GLBA Compliance with VPC Private Subnet Proxy Deployment
The data doesn’t wait. It moves fast, across wires, through clouds, past borders. If you handle financial customer information, GLBA compliance is not optional. Every packet, every request, every connection must be locked down.
A VPC private subnet is the starting point. Keep sensitive workloads isolated from public networks. No direct internet access, no exposed IPs. To reach out, you route traffic through a proxy. The proxy controls, logs, and filters every outbound request. It enforces rules. It creates a choke point you can monitor and secure.
For GLBA compliance, you need clear boundaries between internal data and external services. Deploying inside a private subnet ensures systems with customer financial data can only communicate through approved channels. The proxy acts as the compliance guardrail. It meets the Safeguards Rule by giving you a single enforcement layer for encryption, logging, and access control.
Best practice:
- Create a dedicated private subnet for GLBA-regulated workloads.
- Disable public IP assignments on all instances.
- Send all outbound traffic through a hardened proxy in a controlled subnet.

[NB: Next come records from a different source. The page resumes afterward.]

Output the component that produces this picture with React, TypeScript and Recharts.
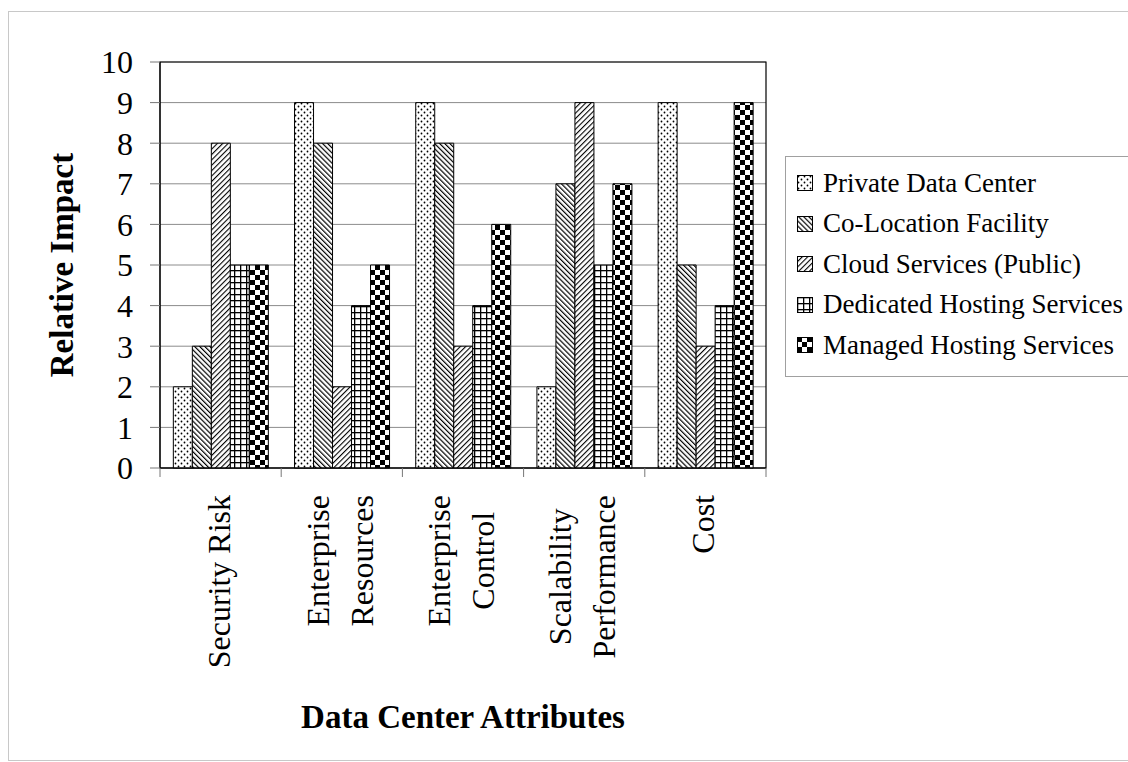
import { BarChart, Bar, XAxis, YAxis, CartesianGrid, Legend, ReferenceArea } from "recharts";

const categories = [
  "Security Risk",
  "Enterprise\nResources",
  "Enterprise\nControl",
  "Scalability\nPerformance",
  "Cost",
];
const privateDataCenter = [2, 9, 9, 2, 9];
const coLocation = [3, 8, 8, 7, 5];
const cloudPublic = [8, 2, 3, 9, 3];
const dedicatedHosting = [5, 4, 4, 5, 4];
const managedHosting = [5, 5, 6, 7, 9];
const seriesNames = [
  "Private Data Center",
  "Co-Location Facility",
  "Cloud Services (Public)",
  "Dedicated Hosting Services",
  "Managed Hosting Services",
];
const yTicks = [0, 1, 2, 3, 4, 5, 6, 7, 8, 9, 10];

const seriesValues = [privateDataCenter, coLocation, cloudPublic, dedicatedHosting, managedHosting];
const seriesKeys = ["s0", "s1", "s2", "s3", "s4"];
const patternIds = ["pat-dots", "pat-back", "pat-fwd", "pat-grid", "pat-check"];

const data = categories.map((name, i) => {
  const row: Record<string, string | number> = { name };
  seriesKeys.forEach((k, s) => (row[k] = seriesValues[s][i]));
  return row;
});

const SERIF = "'Liberation Serif', 'Times New Roman', serif";
const CHART_W = 1128;
const CHART_H = 762;
const MARGIN = { top: 62, right: 362, bottom: 19, left: 20 };
const Y_AXIS_W = 140;
const PLOT_W = CHART_W - MARGIN.left - MARGIN.right - Y_AXIS_W;
const BAND = PLOT_W / categories.length;

let measureCtx: CanvasRenderingContext2D | null = null;
function textWidth(s: string, font: string): number {
  if (!measureCtx) measureCtx = document.createElement("canvas").getContext("2d");
  if (!measureCtx) return s.length * 14;
  measureCtx.font = font;
  return measureCtx.measureText(s).width;
}

// rotated, multi-line category labels hanging below the axis,
// plus the tick marks on the category boundaries
function CategoryTick({ x, y, payload, index }: any) {
  const lines = String(payload.value).split("\n");
  const widths = lines.map((l) => textWidth(l, `32px ${SERIF}`));
  const maxW = Math.max(...widths);
  const centerY = y + 27 + maxW / 2;
  const n = lines.length;
  const last = index === categories.length - 1;
  return (
    <g>
      <line x1={x - BAND / 2} x2={x - BAND / 2} y1={y} y2={y + 9} stroke="#777" />
      {last && <line x1={x + BAND / 2} x2={x + BAND / 2} y1={y} y2={y + 9} stroke="#777" />}
      {lines.map((line, i) => (
        <text
          key={i}
          transform={`translate(${x + 9 + (i - (n - 1) / 2) * 44}, ${centerY}) rotate(-90)`}
          textAnchor="middle"
          fontFamily={SERIF}
          fontSize={32}
          fill="#000"
        >
          {line}
        </text>
      ))}
    </g>
  );
}

function YTitle({ viewBox }: any) {
  const cx = viewBox.x + 53;
  const cy = viewBox.y + viewBox.height / 2;
  return (
    <text
      transform={`translate(${cx}, ${cy}) rotate(-90)`}
      textAnchor="middle"
      fontFamily={SERIF}
      fontWeight="bold"
      fontSize={33}
      fill="#000"
    >
      Relative Impact
    </text>
  );
}

function XTitle({ viewBox }: any) {
  return (
    <text
      x={viewBox.x + viewBox.width / 2}
      y={viewBox.y + 260}
      textAnchor="middle"
      fontFamily={SERIF}
      fontWeight="bold"
      fontSize={33}
      fill="#000"
    >
      Data Center Attributes
    </text>
  );
}

function PatternLegend({ payload }: any) {
  const items = ((payload || []) as any[])
    .slice()
    .sort((a, b) => seriesNames.indexOf(a.value) - seriesNames.indexOf(b.value));
  return (
    <div
      style={{
        border: "1px solid #a0a0a0",
        width: 345,
        height: 221,
        boxSizing: "border-box",
        paddingTop: 6,
        fontFamily: SERIF,
        fontSize: 27,
        color: "#000",
        background: "#fff",
      }}
    >
      {items.map((p, i) => {
        const idx = Math.max(0, seriesNames.indexOf(p.value));
        return (
          <div key={i} style={{ display: "flex", alignItems: "center", height: 40.5, whiteSpace: "nowrap" }}>
            <svg width={16} height={16} style={{ marginLeft: 11, marginRight: 10, flex: "none" }}>
              <rect x={0.5} y={0.5} width={15} height={15} fill={`url(#${patternIds[idx]})`} stroke="#000" />
            </svg>
            <span>{p.value}</span>
          </div>
        );
      })}
    </div>
  );
}

export default function App() {
  return (
    <div
      style={{
        position: "absolute",
        left: 0,
        top: 0,
        width: CHART_W,
        height: CHART_H,
        overflow: "hidden",
        background: "#fff",
      }}
    >
      <div
        style={{
          position: "absolute",
          left: 8,
          top: 11,
          width: 1140,
          height: 748,
          border: "1px solid #c8c8c8",
        }}
      />
      <div style={{ position: "absolute", left: 0, top: 0 }}>
        <BarChart
          width={CHART_W}
          height={CHART_H}
          data={data}
          margin={MARGIN}
          barCategoryGap="11%"
          barGap={0}
        >
          <defs>
            <pattern id="pat-dots" patternUnits="userSpaceOnUse" width={6} height={6}>
              <rect width={6} height={6} fill="#fff" />
              <circle cx={1.5} cy={1.5} r={0.9} fill="#000" />
              <circle cx={4.5} cy={4.5} r={0.9} fill="#000" />
            </pattern>
            <pattern id="pat-back" patternUnits="userSpaceOnUse" width={3.6} height={3.6} patternTransform="rotate(-45)">
              <rect width={3.6} height={3.6} fill="#fff" />
              <rect x={0} y={0} width={1.2} height={3.6} fill="#000" />
            </pattern>
            <pattern id="pat-fwd" patternUnits="userSpaceOnUse" width={3.8} height={3.8} patternTransform="rotate(45)">
              <rect width={3.8} height={3.8} fill="#fff" />
              <rect x={0} y={0} width={1.1} height={3.8} fill="#000" />
            </pattern>
            <pattern id="pat-grid" patternUnits="userSpaceOnUse" width={6} height={6}>
              <rect width={6} height={6} fill="#fff" />
              <rect x={0} y={0} width={1.3} height={6} fill="#000" />
              <rect x={0} y={0} width={6} height={1.3} fill="#000" />
            </pattern>
            <pattern id="pat-check" patternUnits="userSpaceOnUse" width={10} height={10}>
              <rect width={10} height={10} fill="#fff" />
              <rect x={0} y={0} width={5} height={5} fill="#000" />
              <rect x={5} y={5} width={5} height={5} fill="#000" />
            </pattern>
          </defs>
          <CartesianGrid vertical={false} stroke="#8c8c8c" />
          <XAxis
            dataKey="name"
            height={275}
            tickSize={0}
            tickMargin={0}
            tickLine={false}
            axisLine={{ stroke: "#000" }}
            tick={<CategoryTick />}
            interval={0}
            label={<XTitle />}
          />
          <YAxis
            width={Y_AXIS_W}
            domain={[0, 10]}
            ticks={yTicks}
            interval={0}
            tickSize={10}
            tickMargin={17}
            axisLine={{ stroke: "#000" }}
            tickLine={{ stroke: "#777" }}
            tick={{ fontFamily: SERIF, fontSize: 32, fill: "#000" }}
            label={<YTitle />}
          />
          <Legend
            layout="vertical"
            align="center"
            verticalAlign="middle"
            content={<PatternLegend />}
            wrapperStyle={{ left: 785, top: 156, width: 345, height: 221 }}
          />
          {seriesKeys.map((k, s) => (
            <Bar
              key={k}
              dataKey={k}
              name={seriesNames[s]}
              fill={`url(#${patternIds[s]})`}
              stroke="#000"
              strokeWidth={1}
              isAnimationActive={false}
            />
          ))}
          <ReferenceArea y1={0} y2={10} fill="none" stroke="#000" strokeWidth={1.2} ifOverflow="visible" />
        </BarChart>
      </div>
    </div>
  );
}
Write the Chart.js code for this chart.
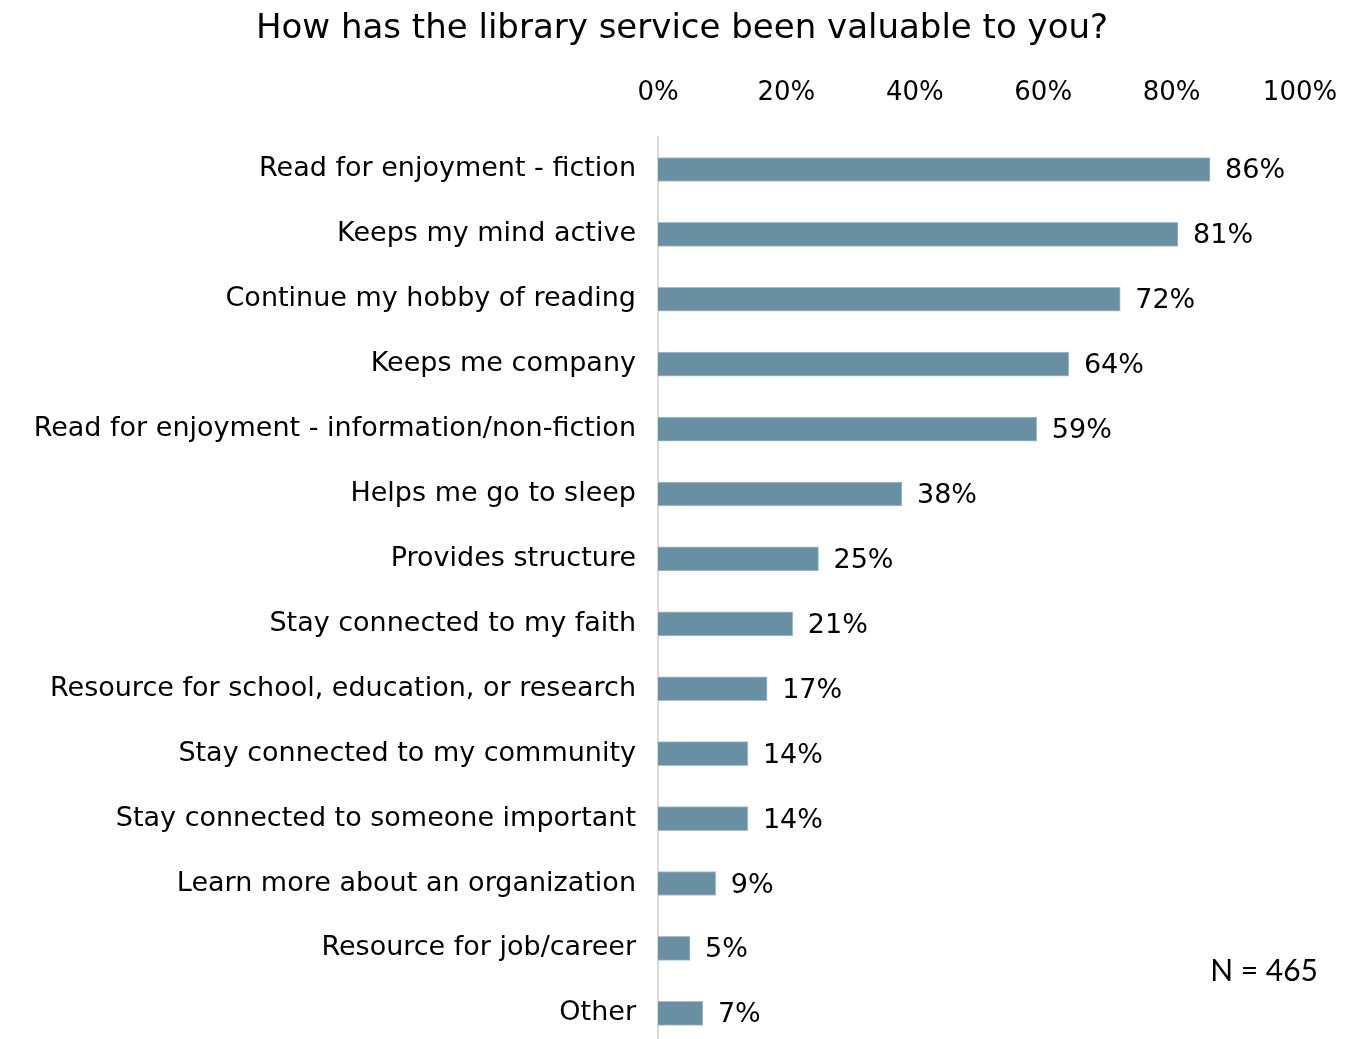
<!DOCTYPE html>
<html>
<head>
<meta charset="utf-8">
<title>Library service value</title>
<script src="https://cdn.jsdelivr.net/npm/chart.js@4.4.1/dist/chart.umd.min.js"></script>
<style>
  html, body { margin: 0; padding: 0; background: #fff; overflow: hidden; }
  #wrap { width: 1356px; height: 1062px; }
</style>
</head>
<body>
<div id="wrap"><canvas id="valueChart" width="1356" height="1062"></canvas></div>
<script>
const reasons = [
  "Read for enjoyment - fiction",
  "Keeps my mind active",
  "Continue my hobby of reading",
  "Keeps me company",
  "Read for enjoyment - information/non-fiction",
  "Helps me go to sleep",
  "Provides structure",
  "Stay connected to my faith",
  "Resource for school, education, or research",
  "Stay connected to my community",
  "Stay connected to someone important",
  "Learn more about an organization",
  "Resource for job/career",
  "Other"
];
const shares = [86, 81, 72, 64, 59, 38, 25, 21, 17, 14, 14, 9, 5, 7];
const xTicks = ["0%", "20%", "40%", "60%", "80%", "100%"];
const chartTitle = "How has the library service been valuable to you?";
const sampleNote = "N = 465";

const comic = '"Comic Sans MS", "DejaVu Sans", sans-serif';
const barColor = "#688fa2";

// title centred over the whole figure (labels + bars), not just the plot
const headline = {
  id: "headline",
  afterDraw(chart) {
    const ctx = chart.ctx;
    ctx.save();
    ctx.font = "34px " + comic;
    ctx.fillStyle = "#000";
    ctx.textAlign = "center";
    ctx.textBaseline = "middle";
    ctx.fillText(chartTitle, chart.width / 2 + 4, 29);
    ctx.restore();
  }
};

// percentage text to the right of each bar
const valueLabels = {
  id: "valueLabels",
  afterDatasetsDraw(chart) {
    const ctx = chart.ctx;
    const meta = chart.getDatasetMeta(0);
    ctx.save();
    ctx.font = "27px " + comic;
    ctx.fillStyle = "#000";
    ctx.textAlign = "left";
    ctx.textBaseline = "middle";
    meta.data.forEach((bar, i) => {
      ctx.fillText(shares[i] + "%", bar.x + 15, bar.y + 2);
    });
    ctx.restore();
  }
};

// respondent count in the lower right corner
const sampleSize = {
  id: "sampleSize",
  afterDraw(chart) {
    const ctx = chart.ctx;
    const area = chart.chartArea;
    ctx.save();
    ctx.font = '30px Lato, "Liberation Sans", sans-serif';
    ctx.fillStyle = "#000";
    ctx.textAlign = "right";
    ctx.textBaseline = "middle";
    ctx.fillText(sampleNote, area.right + 18, area.bottom - 74);
    ctx.restore();
  }
};

const ctx = document.getElementById("valueChart").getContext("2d");
new Chart(ctx, {
  type: "bar",
  data: {
    labels: reasons,
    datasets: [{
      data: shares,
      backgroundColor: barColor,
      borderColor: "#a9c0cc",
      borderWidth: 1,
      barThickness: 24
    }]
  },
  options: {
    indexAxis: "y",
    responsive: false,
    animation: false,
    layout: { padding: { left: 0, right: 56, top: 0, bottom: 0 } },
    plugins: {
      legend: { display: false },
      tooltip: { enabled: false },
      title: { display: false }
    },
    scales: {
      x: {
        position: "top",
        min: 0,
        max: 100,
        // tick marks hidden; tickLength only spaces the labels off the bars
        grid: { display: false, drawTicks: true, tickLength: 28 },
        border: { display: false },
        ticks: {
          stepSize: 20,
          color: "#000",
          padding: 0,
          font: { family: comic, size: 26 },
          callback: (v) => xTicks[v / 20]
        },
        // room for the tick row plus the title above it
        afterFit: (scale) => { scale.height = 137; }
      },
      y: {
        grid: { display: false, drawTicks: true, tickLength: 22 },
        border: { display: true, color: "#d9d9d9", width: 2 },
        ticks: {
          color: "#000",
          padding: 0,
          font: { family: comic, size: 27 }
        },
        afterFit: (scale) => { scale.width = 658; }
      }
    }
  },
  plugins: [headline, valueLabels, sampleSize]
});
</script>
</body>
</html>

- Apply strict firewall rules and inspection policies at the proxy.
- Log all traffic for auditing. Store logs in secure, immutable storage.
When the proxy is in place, outbound traffic follows one path. No shadow channels. No compliance gaps. You know where data goes, and you can prove it. You can align infrastructure with regulatory obligations without sacrificing speed or scale.
GLBA compliance in VPC private subnet proxy deployment is not just design — it is execution. Build the private subnet. Lock the perimeter. Put the proxy at the center. Test. Audit. Verify.